Welcome back to our brief guide about the ‘beer tie’ – that most hated of pub chains practices. Hated by the landlords who struggle to turn over even the smallest profits and hated by the customers, forced to pay inflated prices just so their local pub can stay in business.
In Part One we mentioned that there were organisations attempting to oppose the beer tie, including the Campaign for Real Ale (CAMRA) and the Fair Pint Campaign. But how do you lobby an group as powerful as the drinks industry? Well you get some Members of Parliament on your side.
Currently there is an organisation called the British Beer and Pub Association (BBPA), a
group made up of the biggest pub chains and accounting for about 5% of Britain’s 52,500 pubs. It’s a self-regulatory body for the industry which is apparently completely useless. The government’s Department for Business, Innovation and Skills (BIS) has produced four reports in the last seven years alone which recommended changes to the way the industry operates. The final report, 18 months ago, was an ultimatum which, according to the BIS has been ignored.
The Department and interested MP’s have now lost patience with the industry and the BBPA (which says it is, not surprisingly, “deeply disappointed” by the report”). The BBPA has made some small concessions, but nothing serious enough – 16% of new lessees can now enjoy a lease with no beer tie and 9% of existing lessees get the same privilege.

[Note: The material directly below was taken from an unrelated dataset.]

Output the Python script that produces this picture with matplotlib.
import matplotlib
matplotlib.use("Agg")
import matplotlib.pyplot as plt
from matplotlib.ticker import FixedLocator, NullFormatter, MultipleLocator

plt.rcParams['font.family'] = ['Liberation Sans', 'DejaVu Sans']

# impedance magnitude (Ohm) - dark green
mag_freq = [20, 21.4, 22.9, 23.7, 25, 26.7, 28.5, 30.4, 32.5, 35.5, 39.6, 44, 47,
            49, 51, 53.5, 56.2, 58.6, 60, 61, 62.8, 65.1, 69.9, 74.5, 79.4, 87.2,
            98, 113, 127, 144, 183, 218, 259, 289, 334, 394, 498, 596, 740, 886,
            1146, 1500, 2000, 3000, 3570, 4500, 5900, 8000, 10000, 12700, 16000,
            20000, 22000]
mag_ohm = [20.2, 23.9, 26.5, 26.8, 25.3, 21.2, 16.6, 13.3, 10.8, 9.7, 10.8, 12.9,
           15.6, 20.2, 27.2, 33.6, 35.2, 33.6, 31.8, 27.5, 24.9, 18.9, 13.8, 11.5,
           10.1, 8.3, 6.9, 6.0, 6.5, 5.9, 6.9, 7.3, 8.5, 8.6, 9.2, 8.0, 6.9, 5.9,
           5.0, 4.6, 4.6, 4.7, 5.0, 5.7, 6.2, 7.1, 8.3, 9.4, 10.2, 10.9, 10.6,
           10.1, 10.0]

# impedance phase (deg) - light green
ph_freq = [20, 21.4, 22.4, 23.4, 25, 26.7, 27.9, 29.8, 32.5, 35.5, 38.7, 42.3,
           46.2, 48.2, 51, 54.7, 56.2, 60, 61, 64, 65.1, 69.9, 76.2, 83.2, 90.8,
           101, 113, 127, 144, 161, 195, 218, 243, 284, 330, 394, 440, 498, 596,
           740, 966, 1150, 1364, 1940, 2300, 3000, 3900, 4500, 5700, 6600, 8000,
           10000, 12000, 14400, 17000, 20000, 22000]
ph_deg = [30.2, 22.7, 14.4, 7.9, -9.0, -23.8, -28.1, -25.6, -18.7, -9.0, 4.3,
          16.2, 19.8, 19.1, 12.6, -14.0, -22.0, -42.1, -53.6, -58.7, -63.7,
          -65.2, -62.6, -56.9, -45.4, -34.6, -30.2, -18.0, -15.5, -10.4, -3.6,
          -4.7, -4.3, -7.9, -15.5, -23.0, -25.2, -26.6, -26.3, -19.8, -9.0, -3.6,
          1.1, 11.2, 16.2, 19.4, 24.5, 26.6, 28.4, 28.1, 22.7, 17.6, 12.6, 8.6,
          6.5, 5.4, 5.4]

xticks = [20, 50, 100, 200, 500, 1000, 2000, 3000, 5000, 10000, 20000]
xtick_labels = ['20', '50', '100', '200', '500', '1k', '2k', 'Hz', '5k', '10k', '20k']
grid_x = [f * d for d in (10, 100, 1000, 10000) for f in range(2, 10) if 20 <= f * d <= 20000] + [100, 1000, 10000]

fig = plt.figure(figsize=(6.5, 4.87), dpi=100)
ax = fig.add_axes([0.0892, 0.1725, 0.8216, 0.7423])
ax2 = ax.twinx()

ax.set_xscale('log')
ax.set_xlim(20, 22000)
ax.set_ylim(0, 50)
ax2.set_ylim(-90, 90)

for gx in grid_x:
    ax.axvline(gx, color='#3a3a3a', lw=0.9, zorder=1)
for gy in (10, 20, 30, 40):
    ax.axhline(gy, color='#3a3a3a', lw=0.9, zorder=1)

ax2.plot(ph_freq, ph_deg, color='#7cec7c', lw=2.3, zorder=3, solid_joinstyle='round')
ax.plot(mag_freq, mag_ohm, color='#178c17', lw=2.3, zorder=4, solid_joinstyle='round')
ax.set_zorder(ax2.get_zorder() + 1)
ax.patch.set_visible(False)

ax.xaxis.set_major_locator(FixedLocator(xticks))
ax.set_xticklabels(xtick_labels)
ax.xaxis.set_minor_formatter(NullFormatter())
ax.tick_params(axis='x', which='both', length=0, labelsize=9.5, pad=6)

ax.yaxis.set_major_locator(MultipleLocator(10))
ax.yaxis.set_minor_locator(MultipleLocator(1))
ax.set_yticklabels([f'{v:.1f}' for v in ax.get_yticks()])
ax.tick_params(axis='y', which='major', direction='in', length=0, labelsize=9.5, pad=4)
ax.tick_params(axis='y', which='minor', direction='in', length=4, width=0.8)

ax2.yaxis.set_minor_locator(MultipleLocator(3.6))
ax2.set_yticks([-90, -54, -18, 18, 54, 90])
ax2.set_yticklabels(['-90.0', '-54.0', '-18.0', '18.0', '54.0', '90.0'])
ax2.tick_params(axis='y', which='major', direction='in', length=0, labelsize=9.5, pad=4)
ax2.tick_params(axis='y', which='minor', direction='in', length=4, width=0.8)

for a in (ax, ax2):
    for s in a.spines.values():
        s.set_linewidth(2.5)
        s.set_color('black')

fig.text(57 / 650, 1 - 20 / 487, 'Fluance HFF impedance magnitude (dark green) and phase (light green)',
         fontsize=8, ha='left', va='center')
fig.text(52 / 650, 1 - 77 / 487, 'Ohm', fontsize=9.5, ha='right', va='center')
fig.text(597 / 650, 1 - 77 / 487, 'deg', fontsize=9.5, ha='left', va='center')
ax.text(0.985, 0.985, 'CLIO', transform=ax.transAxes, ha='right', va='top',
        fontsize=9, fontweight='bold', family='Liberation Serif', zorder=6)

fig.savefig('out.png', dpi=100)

The beer tie is not the only issue facing tenants, the BIS report also cites the organisation for failing to provide a list of rent costs nationwide. More alarmingly it notes “far too many unpleasant reports across the industry of bullying and intimidation towards lessees.”
The BIS report concedes that now may be the time for the government to introduce legislation regarding the behaviour of the pub companies, having failed time and time again to self-regulate themselves via the BBPA.